The worldwide boom in college education during past several decades has been as remarkable as it was unexpected. Many economists in the United States were claiming in the 1970s that college education was overrated, at least as far as its effects on earnings. Yet starting in the late 1970s, the number of American high school graduates who went on for higher education began to grow at a reasonably fast rate. Were these college students disappointed by the effects of their education on their subsequent earnings and other aspects of their life, or did the nay-saying economists just get it wrong?
The evidence is now crystal clear that in fact college education turned out to be an excellent investment for the vast majority of these students. Despite books like "The Overeducated Americans", published in the late 1970s, that argued that the earnings gains from a college education were in serious decline, the gains from attending and graduating college actually increased rapidly after 1980. A natural interpretation of the increased enrollments in college is that expectations of improvement in their earnings, health, and other determinants of welfare attracted large numbers of Americans into higher education.
Supporting evidence for this interpretation is that the same trends in earnings and enrollments took place in the rest of the world. The earnings gap between persons with university and high school education increased in the great majority of countries, more or less regardless of their level of economic development. And as in the United States, the higher benefits from college stimulated sizable increases in the fraction of high school graduates who went on for further education. For example, in the top half of countries as measured by per capita incomes, the average percent of 30-34 year olds with a higher education increased between 1970 and 2000 from about 12 percent to over 20 percent. Lower income countries had similar increases, although poorer nations have much smaller fractions of persons with higher education.
In the great majority of countries, women increased their propensity to go to college much more rapidly than men. This sharply reduced the gender gap in college education.
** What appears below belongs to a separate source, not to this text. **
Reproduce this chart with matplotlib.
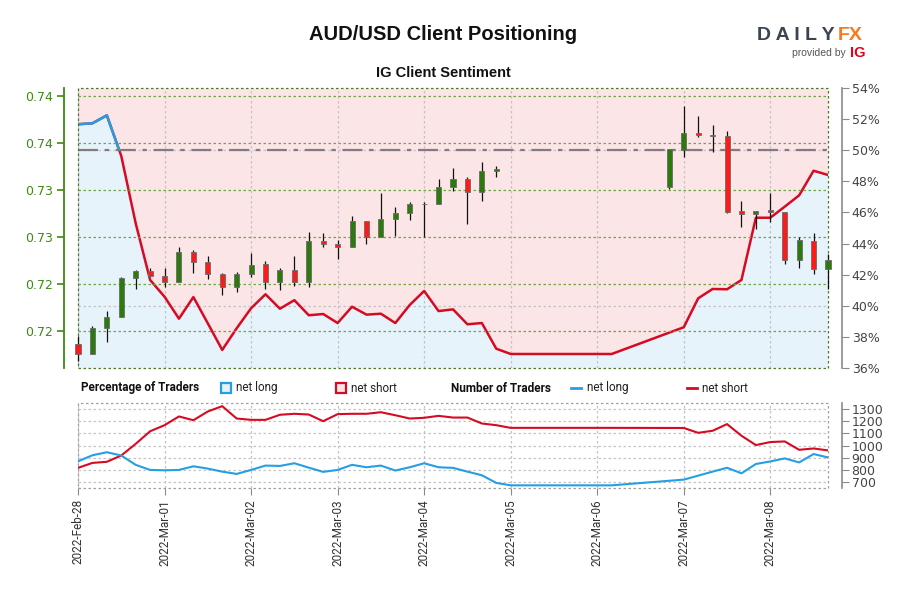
import matplotlib
matplotlib.use('Agg')
import numpy as np
import pandas as pd
import matplotlib.pyplot as plt
import matplotlib.dates as mdates
from matplotlib.patches import Rectangle
from matplotlib.lines import Line2D
from matplotlib.ticker import FuncFormatter, FixedLocator

NARROW = ['Roboto', 'DejaVu Sans']
BOLD = ['Liberation Sans', 'DejaVu Sans']

# 4-hour candles (weekend gap between Mar-04 and Mar-06 20:00)
candle_times = list(pd.date_range('2022-02-28 00:00', '2022-03-04 20:00', freq='4h')) \
    + [pd.Timestamp('2022-03-06 20:00')] \
    + list(pd.date_range('2022-03-07 00:00', '2022-03-08 16:00', freq='4h'))

price_open = [0.71859, 0.71755, 0.72035, 0.72146, 0.72567, 0.72638,
              0.72585, 0.72521, 0.72840, 0.72731, 0.72603, 0.72471,
              0.72606, 0.72710, 0.72524, 0.72649, 0.72518, 0.72961,
              0.72926, 0.72897, 0.73167, 0.72997, 0.73188, 0.73252,
              0.73350, 0.73351, 0.73535, 0.73620, 0.73476, 0.73702,
              0.73535,
              0.73926, 0.74106, 0.74085, 0.74074, 0.73280, 0.73248,
              0.73284, 0.73266, 0.72755, 0.72961, 0.72660]
price_high = [0.71947, 0.72053, 0.72216, 0.72569, 0.72644, 0.72673,
              0.72673, 0.72897, 0.72862, 0.72798, 0.72620, 0.72631,
              0.72827, 0.72745, 0.72673, 0.72801, 0.73056, 0.73046,
              0.72968, 0.73223, 0.73167, 0.73465, 0.73316, 0.73369,
              0.73376, 0.73617, 0.73737, 0.73641, 0.73795, 0.73755,
              0.73933,
              0.74397, 0.74287, 0.74188, 0.74131, 0.73383, 0.73280,
              0.73465, 0.73266, 0.73000, 0.73043, 0.72819]
price_low = [0.71684, 0.71750, 0.71886, 0.72144, 0.72444, 0.72585,
             0.72471, 0.72521, 0.72620, 0.72550, 0.72383, 0.72418,
             0.72571, 0.72444, 0.72436, 0.72479, 0.72471, 0.72890,
             0.72763, 0.72897, 0.72922, 0.72997, 0.73011, 0.73181,
             0.72997, 0.73351, 0.73493, 0.73135, 0.73386, 0.73638,
             0.73511,
             0.73854, 0.74067, 0.73907, 0.73259, 0.73110, 0.73088,
             0.73163, 0.72716, 0.72667, 0.72610, 0.72450]
price_close = [0.71755, 0.72032, 0.72152, 0.72564, 0.72638, 0.72585,
               0.72521, 0.72840, 0.72734, 0.72606, 0.72471, 0.72606,
               0.72702, 0.72524, 0.72649, 0.72521, 0.72957, 0.72926,
               0.72897, 0.73167, 0.72997, 0.73188, 0.73252, 0.73348,
               0.73354, 0.73535, 0.73620, 0.73476, 0.73699, 0.73720,
               0.73933,
               0.74106, 0.74085, 0.74071, 0.73266, 0.73248, 0.73280,
               0.73266, 0.72755, 0.72965, 0.72660, 0.72752]

# sentiment samples
sent_times = list(pd.date_range('2022-02-28 00:00', '2022-03-04 20:00', freq='4h')) \
    + [pd.Timestamp('2022-03-05 00:00'), pd.Timestamp('2022-03-06 04:00')] \
    + list(pd.date_range('2022-03-07 00:00', '2022-03-08 16:00', freq='4h'))

pct_long = [51.67, 51.73, 52.24, 49.63, 45.30, 41.66,
            40.58, 39.17, 40.56, 38.87, 37.16, 38.55,
            39.84, 40.74, 39.81, 40.36, 39.39, 39.47,
            38.89, 39.94, 39.43, 39.49, 38.89, 40.05,
            40.95, 39.66, 39.77, 38.81, 38.89, 37.24,
            36.90, 36.90,
            38.62, 40.48, 41.08, 41.06, 41.66, 45.66,
            45.66, 46.37, 47.10, 48.68, 48.41]

traders_long = [870, 920, 945, 918, 841, 799,
                796, 799, 829, 810, 785, 766,
                799, 835, 832, 854, 818, 783,
                799, 841, 821, 835, 794, 821,
                854, 821, 816, 785, 755, 692,
                672, 672,
                719, 752, 785, 817, 771, 848,
                869, 894, 861, 930, 902]
traders_short = [816, 857, 866, 918, 1014, 1118,
                 1168, 1240, 1209, 1281, 1325, 1223,
                 1212, 1212, 1254, 1262, 1256, 1201,
                 1259, 1262, 1262, 1275, 1250, 1223,
                 1229, 1245, 1231, 1231, 1182, 1168,
                 1146, 1146,
                 1145, 1105, 1122, 1177, 1081, 1004,
                 1029, 1034, 965, 976, 960]

day_ticks = pd.date_range('2022-02-28', '2022-03-08', freq='D')

GREEN_AX = '#3d8b12'
GRAY_AX = '#8a8a8a'
RED = '#d60a22'
BLUE = '#259fe3'
TICK_FS = 9

fig = plt.figure(figsize=(9, 6), dpi=100)
fig.patch.set_facecolor('white')

ax_pct = fig.add_axes([78 / 900, 1 - 368 / 600, 750 / 900, 280 / 600])
ax_px = ax_pct.twinx()
ax_tr = fig.add_axes([78 / 900, 1 - 488 / 600, 750 / 900, 85 / 600])

cx = mdates.date2num(candle_times)
sx = mdates.date2num(sent_times)
dx = mdates.date2num(day_ticks)
xlim = (cx[0], cx[-1])

# --- sentiment background
ax_pct.set_xlim(xlim)
ax_pct.set_ylim(36, 54)
ax_pct.fill_between(sx, pct_long, 36, color='#e6f3fb', lw=0, zorder=1)
ax_pct.fill_between(sx, pct_long, 54, color='#fbe5e6', lw=0, zorder=1)
ax_pct.plot(sx, pct_long, color=RED, lw=1.8, zorder=3)
blue_line, = ax_pct.plot(sx, pct_long, color=BLUE, lw=1.8, zorder=3.1)
clip = Rectangle((xlim[0], 50), xlim[1] - xlim[0], 10, transform=ax_pct.transData)
blue_line.set_clip_path(clip)
ax_pct.axhline(50, color='#857a80', lw=1.6, ls=(0, (9, 3, 2, 3)), zorder=3.5)

ax_pct.yaxis.tick_right()
ax_pct.set_yticks(np.arange(36, 55, 2))
ax_pct.yaxis.set_major_formatter(FuncFormatter(lambda v, p: f'{v:.0f}%'))
ax_pct.yaxis.set_minor_locator(FixedLocator([40, 50]))
ax_pct.yaxis.remove_overlapping_locs = False
ax_pct.set_xticks(dx)
ax_pct.tick_params(axis='x', bottom=False, labelbottom=False)
ax_pct.tick_params(axis='y', which='major', direction='out', length=5, color=GRAY_AX,
                   labelcolor='#444444', labelsize=TICK_FS, pad=2)
ax_pct.tick_params(axis='y', which='minor', length=0)
for lab in ax_pct.get_yticklabels():
    lab.set_family(NARROW)
ax_pct.set_axisbelow('line')
ax_pct.grid(axis='x', color='#c4c4c4', ls=(0, (2, 2)), lw=0.9)
ax_pct.grid(axis='y', which='minor', color='#c4c4c4', ls=(0, (2, 2)), lw=0.9)
for s in ['left', 'top', 'bottom']:
    ax_pct.spines[s].set_visible(False)
ax_pct.spines['right'].set_position(('outward', 10))
ax_pct.spines['right'].set_color(GRAY_AX)
ax_pct.spines['right'].set_linewidth(1.2)

# --- candles
ax_px.set_ylim(0.71606, 0.74585)
ax_px.yaxis.tick_left()
ax_px.set_yticks([0.72, 0.725, 0.73, 0.735, 0.74, 0.745])
ax_px.yaxis.set_major_formatter(FuncFormatter(lambda v, p: f'{v:.2f}'))
ax_px.tick_params(axis='y', direction='out', length=5, width=1.2, color=GREEN_AX,
                  labelcolor=GREEN_AX, labelsize=TICK_FS, pad=3)
for lab in ax_px.get_yticklabels():
    lab.set_family(NARROW)
ax_px.grid(axis='y', color='#6ea845', ls=(0, (2, 2)), lw=0.9)
for s in ['right', 'top', 'bottom']:
    ax_px.spines[s].set_visible(False)
ax_px.spines['left'].set_position(('outward', 10))
ax_px.spines['left'].set_color(GREEN_AX)
ax_px.spines['left'].set_linewidth(1.3)
ax_px.add_patch(Rectangle((0, 0), 1, 1, transform=ax_px.transAxes, fill=False,
                          edgecolor='#4d7a2a', ls=(0, (2, 2)), lw=0.9, clip_on=False))

o = np.array(price_open)
c = np.array(price_close)
up = c >= o
w = 0.058
ax_px.vlines(cx, price_low, price_high, color='#111111', lw=0.9, zorder=4, clip_on=False)
ax_px.bar(cx, np.where(np.abs(c - o) < 0.00004, 0.00004, c - o), bottom=o, width=w,
          color=np.where(up, '#2c7a0c', '#ff1a1a'), edgecolor='#6b6b6b', lw=0.6,
          zorder=5, clip_on=False)
ax_px.set_xlim(xlim)

# --- number of traders
ax_tr.set_xlim(xlim)
ax_tr.set_ylim(650, 1351)
ax_tr.plot(sx, traders_short, color=RED, lw=1.5, zorder=3)
ax_tr.plot(sx, traders_long, color=BLUE, lw=1.5, zorder=3)
ax_tr.yaxis.tick_right()
ax_tr.set_yticks(np.arange(700, 1301, 100))
ax_tr.set_xticks(dx)
ax_tr.xaxis.set_major_formatter(mdates.DateFormatter('%Y-%b-%d'))
ax_tr.tick_params(axis='x', direction='out', length=5, color=GRAY_AX, labelcolor='#333333',
                  labelsize=8.5, labelrotation=90, pad=3)
ax_tr.tick_params(axis='y', direction='out', length=5, color=GRAY_AX, labelcolor='#444444',
                  labelsize=TICK_FS, pad=2)
for lab in ax_tr.get_xticklabels() + ax_tr.get_yticklabels():
    lab.set_family(NARROW)
ax_tr.grid(True, color='#c4c4c4', ls=(0, (2, 2)), lw=0.9)
for s in ['left', 'top', 'bottom']:
    ax_tr.spines[s].set_visible(False)
ax_tr.spines['right'].set_position(('outward', 10))
ax_tr.spines['right'].set_color(GRAY_AX)
ax_tr.spines['right'].set_linewidth(1.2)
ax_tr.add_patch(Rectangle((0, 0), 1, 1, transform=ax_tr.transAxes, fill=False,
                          edgecolor='#a0a0a0', ls=(0, (2, 2)), lw=0.9, clip_on=False))

# --- legend row
ly = 1 - 388 / 600
LEG_FS = 8.5
fig.text(81 / 900, ly, 'Percentage of Traders', family=NARROW, weight='bold',
         fontsize=LEG_FS, va='center', color='#111111')
fig.patches.append(Rectangle((221 / 900, ly - 5 / 600), 10 / 900, 10 / 600,
                             transform=fig.transFigure, facecolor='#e6f3fb',
                             edgecolor=BLUE, lw=1.6))
fig.text(236 / 900, ly, 'net long', family=NARROW, fontsize=LEG_FS, va='center', color='#222222')
fig.patches.append(Rectangle((336 / 900, ly - 5 / 600), 10 / 900, 10 / 600,
                             transform=fig.transFigure, facecolor='#fbe5e6',
                             edgecolor=RED, lw=1.6))
fig.text(351 / 900, ly, 'net short', family=NARROW, fontsize=LEG_FS, va='center', color='#222222')
fig.text(451 / 900, ly, 'Number of Traders', family=NARROW, weight='bold',
         fontsize=LEG_FS, va='center', color='#111111')
fig.lines.append(Line2D([571 / 900, 581 / 900], [ly, ly], transform=fig.transFigure,
                        color=BLUE, lw=2))
fig.text(587 / 900, ly, 'net long', family=NARROW, fontsize=LEG_FS, va='center', color='#222222')
fig.lines.append(Line2D([687 / 900, 697 / 900], [ly, ly], transform=fig.transFigure,
                        color=RED, lw=2))
fig.text(702 / 900, ly, 'net short', family=NARROW, fontsize=LEG_FS, va='center', color='#222222')

# --- titles
fig.text(443 / 900, 1 - 35 / 600, 'AUD/USD Client Positioning', ha='center', va='center',
         family=BOLD, weight='bold', fontsize=14.5, color='#111111')
fig.text(443 / 900, 1 - 73 / 600, 'IG Client Sentiment', ha='center', va='center',
         family=BOLD, weight='bold', fontsize=10.5, color='#111111')

# --- logo
fig.text(835 / 900, 1 - 36 / 600, 'D A I L Y', ha='right', va='center', family=BOLD,
         weight='bold', fontsize=14, color='#3b4452')
fig.text(838 / 900, 1 - 36 / 600, 'FX', ha='left', va='center', family=BOLD,
         weight='bold', fontsize=14, color='#f47b20')
fig.text(846 / 900, 1 - 53 / 600, 'provided by', ha='right', va='center', family=BOLD,
         fontsize=7.5, color='#555555')
fig.text(850 / 900, 1 - 53 / 600, 'IG', ha='left', va='center', family=BOLD,
         weight='bold', fontsize=10.5, color='#e2001a')

fig.savefig('out.png', dpi=100, facecolor='white')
In fact, more women than men are getting higher education in virtually all the rich countries, and also in many middle -income countries. In the United States, a little under 60 percent of younger college graduates are now women, whereas in 1970 men were far more likely than women to start and especially to finish college.
Higher returns to college are an important immediate cause of this boom in the number of persons going to college in countries all over the globe and at different stages of economic development, but why did returns to college increase so universally? The answer must relate to general causes that were widely applicable. One factor that immediately comes to mind is the sharp expansion during the past several decades in the amount of international trade, including a rapid growth in foreign direct investment (FDI). The classical theory of international trade implies that in poorer countries with cheap low skilled labor, a growth in trade of goods and services should increase the demand for goods using relatively much of the low skilled labor, and trade should lower the demand for goods using the relatively expensive skilled labor. Increased trade has the opposite effects in rich countries. As a result, increased trade should raise the earnings of skilled workers relative to other labor in richer countries, but lower the relative earnings of skilled workers in poorer countries. Yet the gap between the earnings of skilled and less skilled workers has tended to rise in poorer countries as well.
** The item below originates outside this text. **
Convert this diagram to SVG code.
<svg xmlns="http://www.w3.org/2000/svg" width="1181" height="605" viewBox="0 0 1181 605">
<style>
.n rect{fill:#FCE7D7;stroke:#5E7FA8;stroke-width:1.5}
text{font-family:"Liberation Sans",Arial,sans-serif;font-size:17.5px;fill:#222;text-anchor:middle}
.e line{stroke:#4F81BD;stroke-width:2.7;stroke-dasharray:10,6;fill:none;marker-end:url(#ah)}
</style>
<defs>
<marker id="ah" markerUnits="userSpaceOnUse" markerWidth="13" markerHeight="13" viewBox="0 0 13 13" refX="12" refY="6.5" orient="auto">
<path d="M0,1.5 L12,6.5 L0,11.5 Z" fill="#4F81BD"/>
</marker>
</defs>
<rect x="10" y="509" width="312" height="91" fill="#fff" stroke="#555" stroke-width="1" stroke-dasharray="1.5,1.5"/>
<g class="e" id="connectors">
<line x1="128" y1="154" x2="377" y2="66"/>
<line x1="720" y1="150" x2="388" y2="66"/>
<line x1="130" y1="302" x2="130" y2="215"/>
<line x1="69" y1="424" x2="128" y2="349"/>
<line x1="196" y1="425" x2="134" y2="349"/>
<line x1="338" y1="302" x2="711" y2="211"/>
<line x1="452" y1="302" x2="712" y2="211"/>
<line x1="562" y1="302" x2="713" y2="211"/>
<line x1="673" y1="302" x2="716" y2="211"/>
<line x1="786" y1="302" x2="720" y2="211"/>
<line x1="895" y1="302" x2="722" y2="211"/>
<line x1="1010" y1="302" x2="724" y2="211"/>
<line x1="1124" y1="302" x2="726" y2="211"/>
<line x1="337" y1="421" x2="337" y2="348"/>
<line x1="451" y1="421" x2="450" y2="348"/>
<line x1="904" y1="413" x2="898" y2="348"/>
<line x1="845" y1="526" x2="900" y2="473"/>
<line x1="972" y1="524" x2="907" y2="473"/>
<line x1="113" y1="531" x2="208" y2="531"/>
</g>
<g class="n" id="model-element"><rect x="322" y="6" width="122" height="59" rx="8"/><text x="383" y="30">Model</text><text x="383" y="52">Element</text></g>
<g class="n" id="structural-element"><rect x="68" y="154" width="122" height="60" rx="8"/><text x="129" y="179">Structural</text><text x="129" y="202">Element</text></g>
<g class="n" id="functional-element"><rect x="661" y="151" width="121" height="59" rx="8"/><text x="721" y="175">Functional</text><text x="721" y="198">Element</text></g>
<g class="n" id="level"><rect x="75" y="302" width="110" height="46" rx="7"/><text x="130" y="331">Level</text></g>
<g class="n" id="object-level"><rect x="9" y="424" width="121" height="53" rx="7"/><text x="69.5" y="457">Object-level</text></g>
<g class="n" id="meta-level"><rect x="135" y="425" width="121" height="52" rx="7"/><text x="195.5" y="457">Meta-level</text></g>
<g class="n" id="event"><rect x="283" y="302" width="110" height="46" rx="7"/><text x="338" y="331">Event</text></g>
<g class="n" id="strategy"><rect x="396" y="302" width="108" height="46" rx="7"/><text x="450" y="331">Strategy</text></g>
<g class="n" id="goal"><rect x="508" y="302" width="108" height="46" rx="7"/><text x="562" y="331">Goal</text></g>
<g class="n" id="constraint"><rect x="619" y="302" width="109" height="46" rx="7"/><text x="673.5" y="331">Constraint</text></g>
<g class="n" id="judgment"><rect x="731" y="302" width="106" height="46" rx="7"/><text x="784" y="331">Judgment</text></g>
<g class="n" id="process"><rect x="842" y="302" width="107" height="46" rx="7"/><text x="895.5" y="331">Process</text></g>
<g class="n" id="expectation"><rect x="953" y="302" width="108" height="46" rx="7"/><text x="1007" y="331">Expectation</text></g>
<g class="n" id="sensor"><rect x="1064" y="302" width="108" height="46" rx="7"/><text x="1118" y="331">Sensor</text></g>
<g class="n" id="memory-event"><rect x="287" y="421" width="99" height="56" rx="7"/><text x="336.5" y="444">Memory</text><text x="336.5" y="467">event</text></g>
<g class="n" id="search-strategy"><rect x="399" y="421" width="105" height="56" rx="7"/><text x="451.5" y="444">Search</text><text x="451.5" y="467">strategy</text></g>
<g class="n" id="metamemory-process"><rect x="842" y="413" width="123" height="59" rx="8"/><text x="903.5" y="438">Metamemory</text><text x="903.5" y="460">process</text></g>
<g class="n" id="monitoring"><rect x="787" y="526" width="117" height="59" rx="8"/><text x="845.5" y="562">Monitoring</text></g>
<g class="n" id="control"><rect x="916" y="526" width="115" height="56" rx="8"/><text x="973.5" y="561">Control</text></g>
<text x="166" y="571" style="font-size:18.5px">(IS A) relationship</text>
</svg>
The growth in FDI helps explain this apparent contradiction to classical trade theory, for FDI tends to raise the demand for educated and other skilled workers in recipient countries. Educated and other skilled workers become more valuable in developing countries when they import capital from the technologically advanced nations.
The newer technologies that have been developed during past three decades, such as the computer and the Internet, biotech, the mapping of the genome and other advances in medicine, and cell phones and social networking, also increased the overall demand for educated persons. Since the United States is the most important innovator in the world, and has one of the most efficient economies, it has experienced a particularly rapid widening of the college earnings premium.
Under the right circumstances, these newer technologies flow from the rich innovating countries, such as the United States and Japan, to developing and other countries. Technologies may be embodied in internationally traded goods and services, or in capital transfers, or brought back by students who study in the innovating nations. Since the international transfer of technologies is expedited by having a larger number of well -educated persons, the transfer of technologies also raises the demand for persons with higher education.
Many articles have complained that the increased benefits from higher education have contributed to widening inequality, not only in the United States, but in many other countries as well, including major developing countries like China and India. The larger education earnings premiums certainly helped widen income inequality, but these larger premiums also raised the efficiency of investments in capital by raising rates of return on human capital.
Higher returns on capital obviously raise the efficiency of an economy. The challenge to public and private policies is to increase the number of persons who manage to go to and benefit from college, for that would reduce inequality while raising the number of persons who benefit from the higher returns to a college education. How to accomplish this is too large a topic to be considered in this discussion, but improving the preparation of disadvantaged children so that they can benefit more from schooling should probably have high priority. Also important would be to increase the quality of schools available to these children by raising the degree of competition among schools.